Productive day, despite four hours of computer-game playing. Lots of Kriti e-mail, and a great meeting with Professor Shailja Sharma at DePaul; I need to send her a proposal, and she'll take it to the English Department and the Humanities Center there; we may squeeze a bit of money out of them, which would be great. She's a postcolonialist specializing in S. Asian lit; I need to remember to have Michael send her a galley of BiM. You never know -- if she likes it, she might pick it up for a class. That would be so cool. It was also just a really nice conversation; I hope we get a chance to spend more time together, talking books and writing and all...

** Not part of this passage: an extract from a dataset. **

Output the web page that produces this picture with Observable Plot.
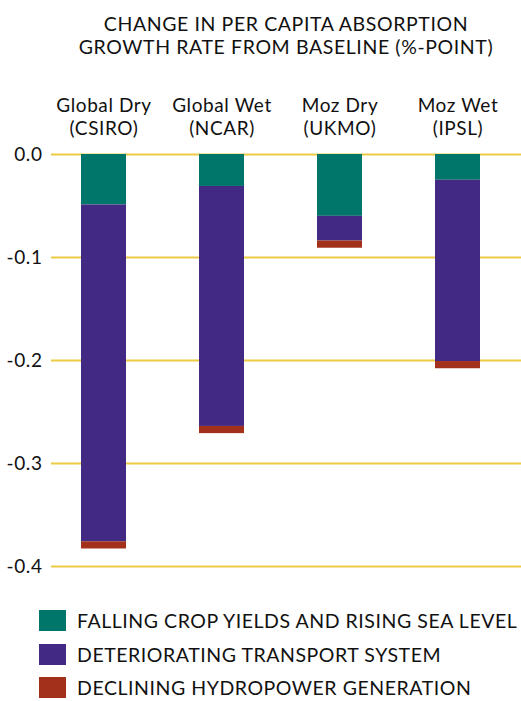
<!DOCTYPE html>
<html>
<head>
<meta charset="utf-8">
<script src="https://cdn.jsdelivr.net/npm/d3@7"></script>
<script src="https://cdn.jsdelivr.net/npm/@observablehq/plot@0.6"></script>
<style>
  html, body { margin: 0; padding: 0; background: #fff; }
  body { width: 521px; height: 701px; position: relative; overflow: hidden; font-family: Lato, "Open Sans", sans-serif; color: #111; }
  #title { position: absolute; left: 51px; width: 470px; top: 12px; text-align: center; font-size: 19.5px; letter-spacing: 0.6px; line-height: 23px; }
  #chart { position: absolute; left: 0; top: 70px; }
  #legend { position: absolute; left: 39px; top: 610px; }
  .row { display: flex; align-items: center; height: 21px; margin-bottom: 12.5px; }
  .sw { width: 27px; height: 21px; margin-right: 11px; flex: none; }
  .lab { font-size: 19.5px; line-height: 19px; letter-spacing: 0.55px; white-space: nowrap; }
</style>
</head>
<body>
<div id="title">CHANGE IN PER CAPITA ABSORPTION<br>GROWTH RATE FROM BASELINE (%-POINT)</div>
<div id="chart"></div>
<div id="legend"></div>
<script>
const categories = ["Global Dry (CSIRO)", "Global Wet (NCAR)", "Moz Dry (UKMO)", "Moz Wet (IPSL)"];
const categoryLines = ["Global Dry\n(CSIRO)", "Global Wet\n(NCAR)", "Moz Dry\n(UKMO)", "Moz Wet\n(IPSL)"];
const seriesNames = ["FALLING CROP YIELDS AND RISING SEA LEVEL", "DETERIORATING TRANSPORT SYSTEM", "DECLINING HYDROPOWER GENERATION"];
const seriesColors = ["#00756A", "#422983", "#A3301A"];
const cropSea = [-0.049, -0.031, -0.060, -0.025];
const transport = [-0.327, -0.233, -0.024, -0.176];
const hydro = [-0.007, -0.007, -0.007, -0.007];
const yTicks = [0, -0.1, -0.2, -0.3, -0.4];

const seriesValues = [cropSea, transport, hydro];
const rows = [];
categories.forEach((c, i) => {
  seriesNames.forEach((s, k) => rows.push({category: c, series: s, value: seriesValues[k][i]}));
});

const chart = Plot.plot({
  width: 521,
  height: 530,
  marginLeft: 51,
  marginRight: 0,
  marginTop: 84,
  marginBottom: 34,
  style: {fontFamily: "Lato, sans-serif", fontSize: "19px", color: "#111", background: "transparent", letterSpacing: "0.6px"},
  x: {domain: categories, range: [80, 480], paddingInner: 0.619, paddingOuter: 0, axis: null},
  y: {domain: [-0.4, 0], axis: null},
  color: {domain: seriesNames, range: seriesColors},
  marks: [
    Plot.ruleY(yTicks, {stroke: "#EDCB45", strokeWidth: 1.8}),
    Plot.barY(rows, {x: "category", y: "value", fill: "series", order: null}),
    Plot.axisY({ticks: yTicks, tickSize: 0, tickPadding: 9, tickFormat: d => d.toFixed(1), fontSize: 19, label: null}),
    Plot.text(categories, {x: d => d, text: (d, i) => categoryLines[i], frameAnchor: "top", dy: -38.5, lineAnchor: "middle", lineHeight: 1.22, fontSize: 19, fill: "#111"})
  ]
});
document.getElementById("chart").appendChild(chart);

const legend = document.getElementById("legend");
seriesNames.forEach((s, k) => {
  const row = document.createElement("div");
  row.className = "row";
  const sw = document.createElement("div");
  sw.className = "sw";
  sw.style.background = seriesColors[k];
  const lab = document.createElement("div");
  lab.className = "lab";
  lab.textContent = s;
  row.appendChild(sw);
  row.appendChild(lab);
  legend.appendChild(row);
});
</script>
</body>
</html>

I also finally managed to finish the revision of Part III -- sent it out before I went to my meeting, and when I came back three hours later, Dawn's six pages of comments on it (including masses of line edits) were waiting for me. That's crit on 80,000 words, people. Enormously helpful.

Timing is tight enough that I don't think I get a day off before I start revising Part IV -- and anyway, I took yesterday off with my procrastination. So tomorrow, go through and fix the line edits, and then proceed onward to Part IV. One major thing Dawn pointed out is that while I added a sister for Gabriel, I still haven't done much with her; Leah needs to be a bigger part of the story, as do memories of his mother, I think. Also much faded memories of Shefali's mother. And possibly some memories of Shefali's ex-boyfriend. Not sure what role memory plays in this book, how it interacts with the present. Hmm...also not sure whether to try to work those into the earlier sections before proceeding onward to revising Part IV. Guess we'll find out tomorrow.

The thematic material is only just starting to emerge here. It's been strange, this drafting process. First draft, lay down the basic structure/plot. Figure out the main characters and their motivations partway through that. Second draft, try to make their characterization consistent through, go deeper into the complexities of their motivation, start figuring out the motivations of secondary and tertiary characters. Also start working on more evocative description.

I'm not sure what'll happen in the third draft, but at some point, I need to start really thinking about what my themes are, and then figuring out how to heighten/highlight them throughout, so that the book becomes not just an engrossing (hopefully) story, not just a complex (hopefully) character study, but also a meditation on how humans...well, do something. Not sure what yet. :-)

1 thought on “Productive day, despite…”

  1. That drafting process sounds very similar to what I’m doing with my fourth novel. Dunno whether I’ve not done it like that before, or whether I’ve just become more aware of exactly what it is I am doing.